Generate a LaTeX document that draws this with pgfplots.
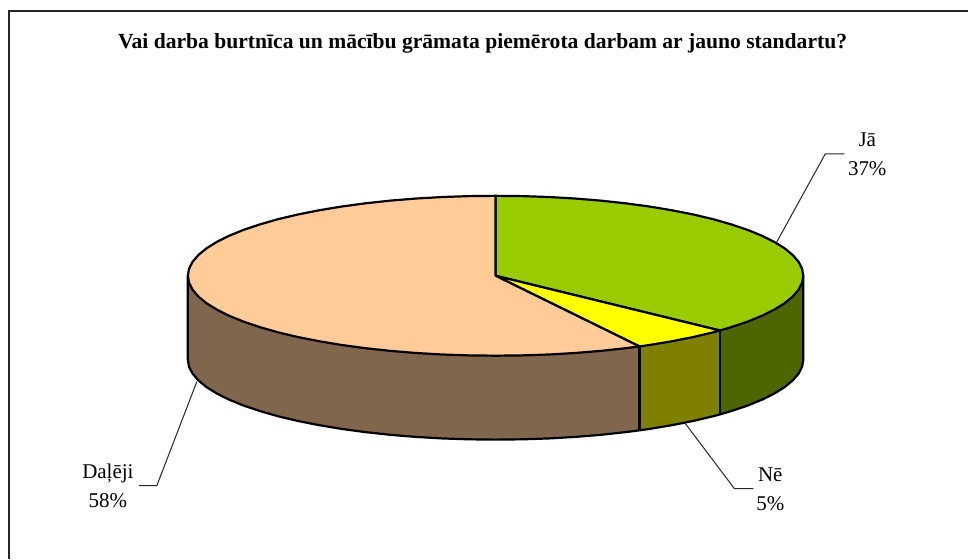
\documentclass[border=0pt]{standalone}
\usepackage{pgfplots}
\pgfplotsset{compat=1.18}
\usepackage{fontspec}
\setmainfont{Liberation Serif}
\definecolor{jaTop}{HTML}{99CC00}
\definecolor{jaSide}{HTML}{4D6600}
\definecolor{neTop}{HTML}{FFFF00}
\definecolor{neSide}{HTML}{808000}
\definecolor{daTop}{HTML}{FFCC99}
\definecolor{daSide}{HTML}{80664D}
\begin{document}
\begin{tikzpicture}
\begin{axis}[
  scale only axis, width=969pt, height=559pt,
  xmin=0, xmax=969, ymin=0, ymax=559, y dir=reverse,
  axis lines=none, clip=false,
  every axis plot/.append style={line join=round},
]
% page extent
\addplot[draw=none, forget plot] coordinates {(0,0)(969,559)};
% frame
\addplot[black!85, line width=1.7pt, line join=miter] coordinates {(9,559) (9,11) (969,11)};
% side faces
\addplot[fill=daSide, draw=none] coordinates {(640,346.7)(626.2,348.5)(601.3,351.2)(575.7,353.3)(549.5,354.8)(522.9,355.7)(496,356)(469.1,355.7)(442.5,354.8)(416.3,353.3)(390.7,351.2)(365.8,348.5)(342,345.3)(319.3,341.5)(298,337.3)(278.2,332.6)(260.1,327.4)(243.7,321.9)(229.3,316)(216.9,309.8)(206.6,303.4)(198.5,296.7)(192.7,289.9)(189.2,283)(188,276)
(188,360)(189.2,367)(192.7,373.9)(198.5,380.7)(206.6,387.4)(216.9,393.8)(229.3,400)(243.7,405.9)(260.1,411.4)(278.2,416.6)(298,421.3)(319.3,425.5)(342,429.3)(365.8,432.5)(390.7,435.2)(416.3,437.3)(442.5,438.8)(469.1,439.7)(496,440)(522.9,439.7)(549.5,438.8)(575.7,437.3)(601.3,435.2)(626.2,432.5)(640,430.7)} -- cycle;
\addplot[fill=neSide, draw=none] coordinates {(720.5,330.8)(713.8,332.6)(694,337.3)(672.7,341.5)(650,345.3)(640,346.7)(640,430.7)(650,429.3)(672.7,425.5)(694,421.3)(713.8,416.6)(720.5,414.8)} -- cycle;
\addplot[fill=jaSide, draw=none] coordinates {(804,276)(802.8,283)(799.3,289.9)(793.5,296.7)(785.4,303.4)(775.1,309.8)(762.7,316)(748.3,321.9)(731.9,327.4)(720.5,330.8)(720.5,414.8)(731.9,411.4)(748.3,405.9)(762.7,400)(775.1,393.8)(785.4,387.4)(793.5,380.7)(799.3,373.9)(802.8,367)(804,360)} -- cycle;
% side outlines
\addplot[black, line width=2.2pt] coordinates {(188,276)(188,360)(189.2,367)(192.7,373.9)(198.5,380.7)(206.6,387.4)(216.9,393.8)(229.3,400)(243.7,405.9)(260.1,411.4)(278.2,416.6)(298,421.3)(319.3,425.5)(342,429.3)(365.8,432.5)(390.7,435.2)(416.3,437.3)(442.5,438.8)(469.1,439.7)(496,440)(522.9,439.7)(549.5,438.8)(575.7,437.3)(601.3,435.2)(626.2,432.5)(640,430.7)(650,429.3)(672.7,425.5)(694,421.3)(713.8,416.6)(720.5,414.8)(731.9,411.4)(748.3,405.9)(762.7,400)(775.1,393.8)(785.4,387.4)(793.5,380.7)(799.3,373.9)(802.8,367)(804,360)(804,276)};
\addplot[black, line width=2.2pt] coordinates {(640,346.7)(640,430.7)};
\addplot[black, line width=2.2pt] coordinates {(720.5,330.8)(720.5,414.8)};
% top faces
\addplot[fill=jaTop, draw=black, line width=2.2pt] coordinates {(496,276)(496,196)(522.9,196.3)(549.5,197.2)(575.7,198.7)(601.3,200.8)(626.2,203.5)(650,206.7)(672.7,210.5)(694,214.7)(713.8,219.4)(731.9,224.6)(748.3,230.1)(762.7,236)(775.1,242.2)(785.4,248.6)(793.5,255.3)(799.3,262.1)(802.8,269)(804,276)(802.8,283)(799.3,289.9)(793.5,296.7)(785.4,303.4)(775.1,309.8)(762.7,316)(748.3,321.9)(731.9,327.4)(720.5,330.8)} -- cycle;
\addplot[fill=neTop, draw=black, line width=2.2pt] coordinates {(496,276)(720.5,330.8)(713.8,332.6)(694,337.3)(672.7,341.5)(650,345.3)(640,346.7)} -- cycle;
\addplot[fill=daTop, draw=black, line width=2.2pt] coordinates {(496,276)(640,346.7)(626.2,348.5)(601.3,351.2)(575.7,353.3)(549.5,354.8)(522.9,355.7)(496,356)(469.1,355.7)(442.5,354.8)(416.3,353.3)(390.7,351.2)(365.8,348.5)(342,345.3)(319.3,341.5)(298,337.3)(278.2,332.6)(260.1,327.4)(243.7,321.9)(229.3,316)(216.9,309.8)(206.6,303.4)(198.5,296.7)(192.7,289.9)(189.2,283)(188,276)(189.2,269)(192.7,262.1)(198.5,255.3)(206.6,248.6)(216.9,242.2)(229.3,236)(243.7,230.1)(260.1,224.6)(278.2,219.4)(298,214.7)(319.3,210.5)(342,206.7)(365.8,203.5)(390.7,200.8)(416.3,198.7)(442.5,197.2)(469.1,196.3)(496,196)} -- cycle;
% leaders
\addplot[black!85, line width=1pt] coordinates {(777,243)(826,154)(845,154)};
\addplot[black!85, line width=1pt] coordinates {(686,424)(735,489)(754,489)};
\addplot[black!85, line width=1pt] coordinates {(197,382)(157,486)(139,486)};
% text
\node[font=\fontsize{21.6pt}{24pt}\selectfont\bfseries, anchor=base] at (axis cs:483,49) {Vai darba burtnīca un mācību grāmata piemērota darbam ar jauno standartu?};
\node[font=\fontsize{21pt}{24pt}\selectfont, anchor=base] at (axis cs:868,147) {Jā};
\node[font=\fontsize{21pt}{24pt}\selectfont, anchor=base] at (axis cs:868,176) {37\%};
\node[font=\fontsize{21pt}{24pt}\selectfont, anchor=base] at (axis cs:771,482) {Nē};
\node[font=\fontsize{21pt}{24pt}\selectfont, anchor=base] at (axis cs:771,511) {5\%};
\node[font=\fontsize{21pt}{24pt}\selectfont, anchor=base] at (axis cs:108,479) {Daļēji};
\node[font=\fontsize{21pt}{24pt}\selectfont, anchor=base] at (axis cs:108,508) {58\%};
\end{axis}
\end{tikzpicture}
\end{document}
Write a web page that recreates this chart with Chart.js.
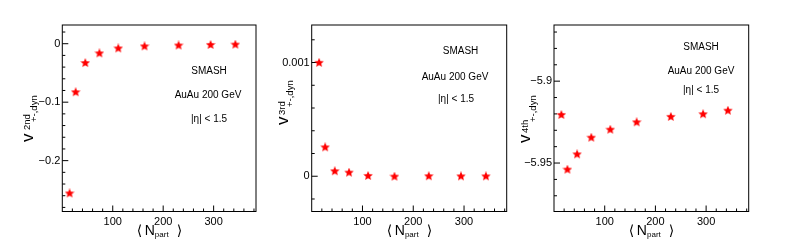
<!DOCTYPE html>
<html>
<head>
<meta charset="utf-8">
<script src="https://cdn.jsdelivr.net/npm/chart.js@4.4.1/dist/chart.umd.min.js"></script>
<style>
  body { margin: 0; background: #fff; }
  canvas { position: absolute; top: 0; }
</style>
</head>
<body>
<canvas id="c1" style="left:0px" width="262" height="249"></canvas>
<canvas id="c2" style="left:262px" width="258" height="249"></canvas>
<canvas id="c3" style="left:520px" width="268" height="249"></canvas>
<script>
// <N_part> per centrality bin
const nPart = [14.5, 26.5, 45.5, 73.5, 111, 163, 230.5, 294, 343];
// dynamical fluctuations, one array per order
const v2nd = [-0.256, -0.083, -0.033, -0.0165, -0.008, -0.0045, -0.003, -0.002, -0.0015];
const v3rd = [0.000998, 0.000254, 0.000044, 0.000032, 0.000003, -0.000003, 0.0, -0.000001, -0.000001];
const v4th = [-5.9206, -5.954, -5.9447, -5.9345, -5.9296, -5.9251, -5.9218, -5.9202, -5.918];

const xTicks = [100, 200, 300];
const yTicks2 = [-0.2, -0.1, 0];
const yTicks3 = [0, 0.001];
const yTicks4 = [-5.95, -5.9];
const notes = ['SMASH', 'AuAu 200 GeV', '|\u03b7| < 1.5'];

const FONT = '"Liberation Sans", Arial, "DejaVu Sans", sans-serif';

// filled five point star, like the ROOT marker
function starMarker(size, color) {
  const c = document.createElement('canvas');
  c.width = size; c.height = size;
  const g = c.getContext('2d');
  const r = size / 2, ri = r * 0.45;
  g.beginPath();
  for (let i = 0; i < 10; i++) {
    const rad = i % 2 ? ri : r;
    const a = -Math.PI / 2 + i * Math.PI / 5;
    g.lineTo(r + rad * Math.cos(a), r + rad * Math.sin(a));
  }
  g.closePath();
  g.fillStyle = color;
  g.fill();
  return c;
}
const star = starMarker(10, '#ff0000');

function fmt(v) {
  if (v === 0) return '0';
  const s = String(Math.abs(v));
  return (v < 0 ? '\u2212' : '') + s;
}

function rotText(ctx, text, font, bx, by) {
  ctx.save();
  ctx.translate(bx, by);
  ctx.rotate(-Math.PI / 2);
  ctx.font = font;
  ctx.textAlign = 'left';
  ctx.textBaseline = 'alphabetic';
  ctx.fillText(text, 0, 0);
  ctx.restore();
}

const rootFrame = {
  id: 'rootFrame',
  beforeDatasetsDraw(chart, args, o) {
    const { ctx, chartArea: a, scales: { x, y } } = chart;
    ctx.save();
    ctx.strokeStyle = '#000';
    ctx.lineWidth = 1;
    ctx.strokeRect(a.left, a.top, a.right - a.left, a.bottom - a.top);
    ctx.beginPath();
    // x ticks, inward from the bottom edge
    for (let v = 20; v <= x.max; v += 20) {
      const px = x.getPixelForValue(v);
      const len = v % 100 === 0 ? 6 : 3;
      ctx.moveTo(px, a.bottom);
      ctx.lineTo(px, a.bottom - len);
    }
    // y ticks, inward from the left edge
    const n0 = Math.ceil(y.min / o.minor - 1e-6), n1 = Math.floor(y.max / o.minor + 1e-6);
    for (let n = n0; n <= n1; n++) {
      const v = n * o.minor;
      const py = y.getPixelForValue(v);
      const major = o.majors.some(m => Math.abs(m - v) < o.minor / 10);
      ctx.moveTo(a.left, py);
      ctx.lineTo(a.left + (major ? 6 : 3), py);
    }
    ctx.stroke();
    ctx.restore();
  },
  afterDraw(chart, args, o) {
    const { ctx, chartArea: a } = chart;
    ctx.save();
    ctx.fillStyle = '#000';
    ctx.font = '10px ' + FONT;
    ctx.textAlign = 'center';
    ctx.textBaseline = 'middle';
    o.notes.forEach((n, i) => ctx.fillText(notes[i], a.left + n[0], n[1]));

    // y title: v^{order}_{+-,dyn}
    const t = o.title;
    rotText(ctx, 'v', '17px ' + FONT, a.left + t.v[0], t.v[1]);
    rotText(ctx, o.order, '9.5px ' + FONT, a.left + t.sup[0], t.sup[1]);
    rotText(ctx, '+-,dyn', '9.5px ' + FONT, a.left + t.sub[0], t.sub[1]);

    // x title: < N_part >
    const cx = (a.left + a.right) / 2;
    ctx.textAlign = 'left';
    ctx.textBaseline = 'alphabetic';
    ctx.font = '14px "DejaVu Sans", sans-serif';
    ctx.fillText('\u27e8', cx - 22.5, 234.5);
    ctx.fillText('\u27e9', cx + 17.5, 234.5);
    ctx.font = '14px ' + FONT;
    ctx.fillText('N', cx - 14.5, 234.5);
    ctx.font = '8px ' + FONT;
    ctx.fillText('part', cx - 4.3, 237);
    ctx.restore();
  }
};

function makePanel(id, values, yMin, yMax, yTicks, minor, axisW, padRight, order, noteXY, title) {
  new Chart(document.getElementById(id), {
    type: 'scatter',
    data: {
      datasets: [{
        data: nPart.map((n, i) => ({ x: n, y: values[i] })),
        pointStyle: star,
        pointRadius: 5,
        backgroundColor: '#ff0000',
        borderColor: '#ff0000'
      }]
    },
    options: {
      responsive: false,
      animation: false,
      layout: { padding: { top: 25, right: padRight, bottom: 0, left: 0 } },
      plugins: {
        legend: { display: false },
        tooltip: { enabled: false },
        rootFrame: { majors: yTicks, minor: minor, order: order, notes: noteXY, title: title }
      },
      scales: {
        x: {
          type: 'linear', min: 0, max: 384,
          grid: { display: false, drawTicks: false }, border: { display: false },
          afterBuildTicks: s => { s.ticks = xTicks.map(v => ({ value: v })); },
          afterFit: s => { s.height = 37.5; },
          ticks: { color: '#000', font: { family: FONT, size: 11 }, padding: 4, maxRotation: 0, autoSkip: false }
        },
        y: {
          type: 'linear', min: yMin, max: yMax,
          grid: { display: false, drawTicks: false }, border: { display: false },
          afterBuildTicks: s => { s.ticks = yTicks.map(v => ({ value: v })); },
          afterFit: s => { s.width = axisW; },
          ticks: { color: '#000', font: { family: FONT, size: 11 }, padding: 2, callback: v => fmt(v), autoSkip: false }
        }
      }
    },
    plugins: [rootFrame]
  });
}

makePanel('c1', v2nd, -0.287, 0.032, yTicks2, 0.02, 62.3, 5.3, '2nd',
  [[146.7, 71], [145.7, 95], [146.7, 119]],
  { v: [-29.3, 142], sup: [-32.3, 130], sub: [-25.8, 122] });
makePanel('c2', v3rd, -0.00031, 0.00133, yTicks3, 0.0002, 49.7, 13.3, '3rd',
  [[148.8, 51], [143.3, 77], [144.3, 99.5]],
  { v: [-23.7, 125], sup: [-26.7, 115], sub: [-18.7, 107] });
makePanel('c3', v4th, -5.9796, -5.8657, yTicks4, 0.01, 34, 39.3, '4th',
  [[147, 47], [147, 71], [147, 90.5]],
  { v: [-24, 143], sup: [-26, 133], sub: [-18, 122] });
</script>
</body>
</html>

» Exercise description:
Return only those lines of the records that contain the string "page".

» Exercise response:
% page extent
Write a web page that recreates this chart with Chart.js.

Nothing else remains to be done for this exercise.